WTSP general manager Sam Rosenwasser said he could not comment on the specifics of Howe's termination and wasn't sure who would replace her in the long term. Peter Nikiel, WTSP's director of marketing and promotion, said such transitions sometimes happen in the TV news industry.
In the past few weeks, WTSP has let go weather forecasters Anna Allen and Randy Rauch and traffic reporter Meredyth Censullo. But Nikiel said the trickle of departures hasn't affected morale at the station.
"It's TV -- people come and go for a lot of different reasons," said Nikiel, who could not say who would replace Howe on the station's weekend newscasts in the short or long term. "We will continue on, like we always have."
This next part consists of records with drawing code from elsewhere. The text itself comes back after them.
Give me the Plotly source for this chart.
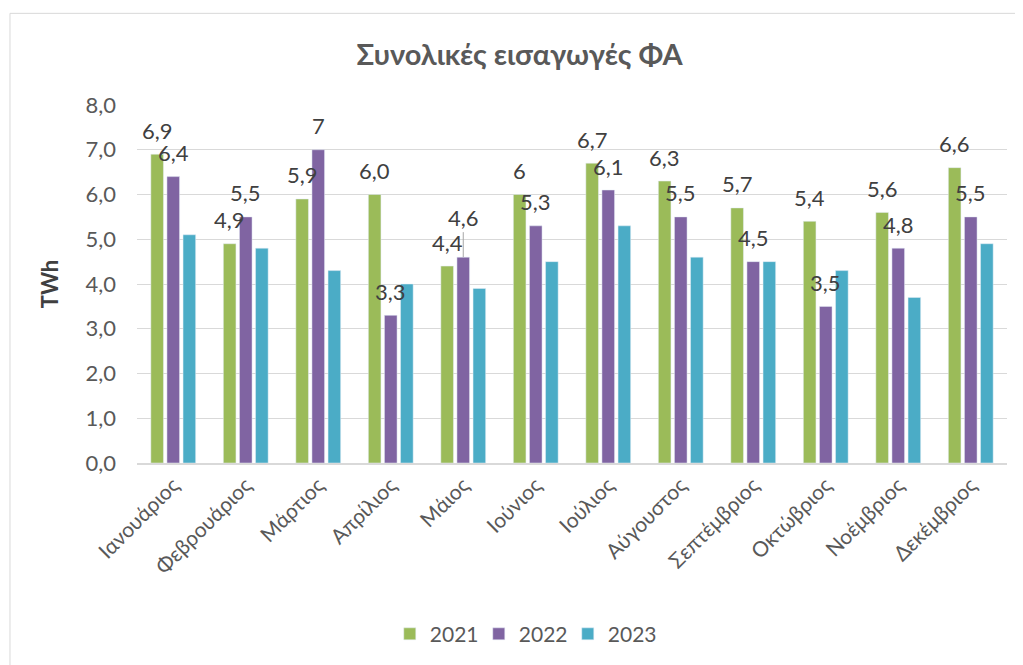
import plotly.graph_objects as go

# Data
months = ["Ιανουάριος", "Φεβρουάριος", "Μάρτιος", "Απρίλιος", "Μάιος", "Ιούνιος",
          "Ιούλιος", "Αύγουστος", "Σεπτέμβριος", "Οκτώβριος", "Νοέμβριος", "Δεκέμβριος"]
years = ["2021", "2022", "2023"]
v2021 = [6.9, 4.9, 5.9, 6.0, 4.4, 6.0, 6.7, 6.3, 5.7, 5.4, 5.6, 6.6]
v2022 = [6.4, 5.5, 7.0, 3.3, 4.6, 5.3, 6.1, 5.5, 4.5, 3.5, 4.8, 5.5]
v2023 = [5.1, 4.8, 4.3, 4.0, 3.9, 4.5, 5.3, 4.6, 4.5, 4.3, 3.7, 4.9]
lbl2021 = ["6,9", "4,9", "5,9", "6,0", "4,4", "6", "6,7", "6,3", "5,7", "5,4", "5,6", "6,6"]
lbl2022 = ["6,4", "5,5", "7", "3,3", "4,6", "5,3", "6,1", "5,5", "4,5", "3,5", "4,8", "5,5"]

colors = ["#9BBB59", "#8064A2", "#4BACC6"]
FONT = "Lato"
TXT = "#595959"

fig = go.Figure()
for name, vals, c in zip(years, [v2021, v2022, v2023], colors):
    fig.add_trace(go.Bar(x=months, y=vals, name=name, marker_color=c))

# data labels (only 2021 and 2022 are labelled)
slot = 16.1  # px between bars in a group
annotations = []
for k, (vals, lbls) in enumerate([(v2021, lbl2021), (v2022, lbl2022)]):
    for m, v, t in zip(months, vals, lbls):
        a = dict(x=m, y=v, xref="x", yref="y", text=t, xshift=(k - 1) * slot,
                 font=dict(family=FONT, size=22, color="#404040"))
        if k == 1 and m == "Μάιος":
            # label moved up with a leader line
            a.update(showarrow=True, ax=0, ay=-40, arrowhead=0, arrowwidth=1,
                     arrowcolor="#a6a6a6", standoff=0)
        else:
            a.update(showarrow=False, yanchor="middle", yshift=24)
        annotations.append(a)

# page body has an 8px margin, so the figure is laid out 8px in from the window edge
fig.update_layout(
    width=1015, height=657,
    margin=dict(l=129, r=16, t=97, b=201),
    paper_bgcolor="white", plot_bgcolor="white",
    separators=", ",
    font=dict(family=FONT, color=TXT),
    title=dict(text="<b>Συνολικές εισαγωγές ΦΑ</b>", x=0.504, xanchor="center",
               y=0.928, yanchor="middle", font=dict(size=29, color=TXT)),
    bargap=0.334, bargroupgap=0.217,
    legend=dict(orientation="h", x=0.444, xanchor="center", y=-0.474, yanchor="middle",
                font=dict(size=21, color=TXT), itemwidth=30,
                entrywidth=44, entrywidthmode="pixels"),
    annotations=annotations,
    shapes=[dict(type="rect", xref="paper", yref="paper",
                 x0=-0.146, x1=1.03, y0=-0.58, y1=1.256,
                 line=dict(color="#d9d9d9", width=1))],
)
fig.update_yaxes(range=[0, 8], dtick=1, tickformat=".1f", showgrid=True,
                 gridcolor="#d9d9d9", gridwidth=1, zeroline=False,
                 tickfont=dict(size=22, color=TXT), ticks="", ticklabelstandoff=20,
                 title=dict(text="<b>TWh</b>", font=dict(size=22, color="#404040"), standoff=20))
fig.update_xaxes(tickangle=-45, tickfont=dict(size=21, color=TXT), showline=True,
                 linecolor="#d9d9d9", linewidth=1.5, ticks="")

fig.write_html("out.html")
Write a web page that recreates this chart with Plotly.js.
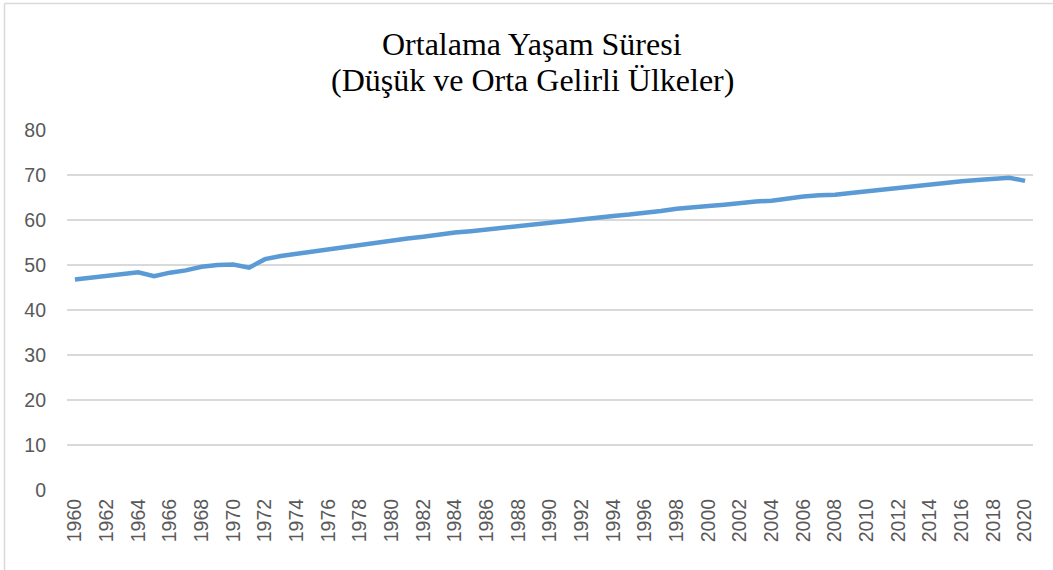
<!DOCTYPE html>
<html>
<head>
<meta charset="utf-8">
<script src="https://cdn.plot.ly/plotly-3.0.1.min.js"></script>
<style>
html,body{margin:0;padding:0;background:#fff;}
#chart{width:1053px;height:570px;}
</style>
</head>
<body>
<div id="chart"></div>
<script>
const years = [];
for (let y = 1960; y <= 2020; y++) years.push(String(y));

const lifeExpectancy = [
  46.8, 47.2, 47.6, 48.0, 48.4, 47.5, 48.3, 48.8, 49.6, 50.0,
  50.1, 49.4, 51.3, 52.0, 52.5, 53.0, 53.6, 54.1, 54.6, 55.1,
  55.5, 55.9, 56.3, 56.8, 57.2, 57.5, 57.9, 58.3, 58.7, 59.1,
  59.5, 59.9, 60.3, 60.6, 60.9, 61.2, 61.5, 62.0, 62.5, 62.9,
  63.1, 63.4, 63.8, 64.1, 64.3, 64.8, 65.2, 65.5, 65.6, 66.0,
  66.4, 66.8, 67.1, 67.5, 67.9, 68.2, 68.6, 68.9, 69.2, 69.4,
  68.7
];

const xTickLabels = years.filter((y, i) => i % 2 === 0);
const yTickValues = [0, 10, 20, 30, 40, 50, 60, 70, 80];

const titleLines = ['Ortalama Yaşam Süresi', '(Düşük ve Orta Gelirli Ülkeler)'];

const W = 1053, H = 570;
const L = 67, R = 20, T = 130, B = 80;
const pw = W - L - R, ph = H - T - B;
const titleSize = 32;
const titleBaselines = [55, 91];

const trace = {
  x: years,
  y: lifeExpectancy,
  type: 'scatter',
  mode: 'lines',
  line: {color: '#5b9bd5', width: 4.5, shape: 'linear'},
  hoverinfo: 'x+y'
};

const layout = {
  width: W, height: H,
  margin: {l: L, r: R, t: T, b: B, pad: 0},
  paper_bgcolor: '#ffffff',
  plot_bgcolor: '#ffffff',
  showlegend: false,
  annotations: titleLines.map((txt, i) => ({
    text: txt,
    showarrow: false,
    xref: 'paper', yref: 'paper',
    x: (532 - L) / pw, xanchor: 'center',
    y: (H - B - (titleBaselines[i] - 0.35 * titleSize)) / ph, yanchor: 'middle',
    font: {family: 'Liberation Serif, Times New Roman, serif', size: titleSize, color: '#000000'}
  })),
  xaxis: {
    type: 'category',
    range: [-0.5, years.length - 0.5],
    tickmode: 'array',
    tickvals: xTickLabels,
    ticktext: xTickLabels,
    tickangle: -90,
    tickfont: {family: 'Liberation Sans, Arial, sans-serif', size: 19.5, color: '#595959'},
    showgrid: false,
    zeroline: false,
    showline: false,
    ticks: '',
    ticklabelstandoff: 4
  },
  yaxis: {
    range: [0, 80],
    tickmode: 'array',
    tickvals: yTickValues,
    ticktext: yTickValues.map(String),
    tickfont: {family: 'Liberation Sans, Arial, sans-serif', size: 19.5, color: '#595959'},
    showgrid: true,
    gridcolor: '#d9d9d9',
    gridwidth: 1.5,
    zeroline: false,
    showline: false,
    ticks: '',
    ticklabelstandoff: 20
  },
  shapes: [
    {type: 'line', xref: 'paper', yref: 'paper',
     x0: (4.5 - L) / pw, x1: (4.5 - L) / pw,
     y0: (H - B - H) / ph, y1: (H - B - 3.5) / ph,
     line: {color: '#d9d9d9', width: 1.5}},
    {type: 'line', xref: 'paper', yref: 'paper',
     x0: (4.5 - L) / pw, x1: (W - L) / pw,
     y0: (H - B - 3.5) / ph, y1: (H - B - 3.5) / ph,
     line: {color: '#d9d9d9', width: 1.5}}
  ]
};

Plotly.newPlot('chart', [trace], layout, {displayModeBar: false, staticPlot: true});
</script>
</body>
</html>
Howe came to WTSP in as a morning anchor in 1996, moving to the weekends in 1997. She was married to former WTSP anchor Pat Minarcin, who won nearly $300,000 in 2002 after filing an age discrimination lawsuit against the station. He was replaced by current evening anchor Reginald Roundtree in 1998.
But Howe said her departure likely had nothing to do with that lawsuit. Her marriage to Minarcin ended in 2006; they have a daughter, 7-year-old McKenna Katrina Minarcin.
A native of St. Petersburg, Howe hopes to develop work voicing commercials and stay in the Tampa Bay area. "A lot of media outlets are suffering economic difficulties and having to make tough decisions," said Howe. "I just wished I'd had a chance to say goodbye last night."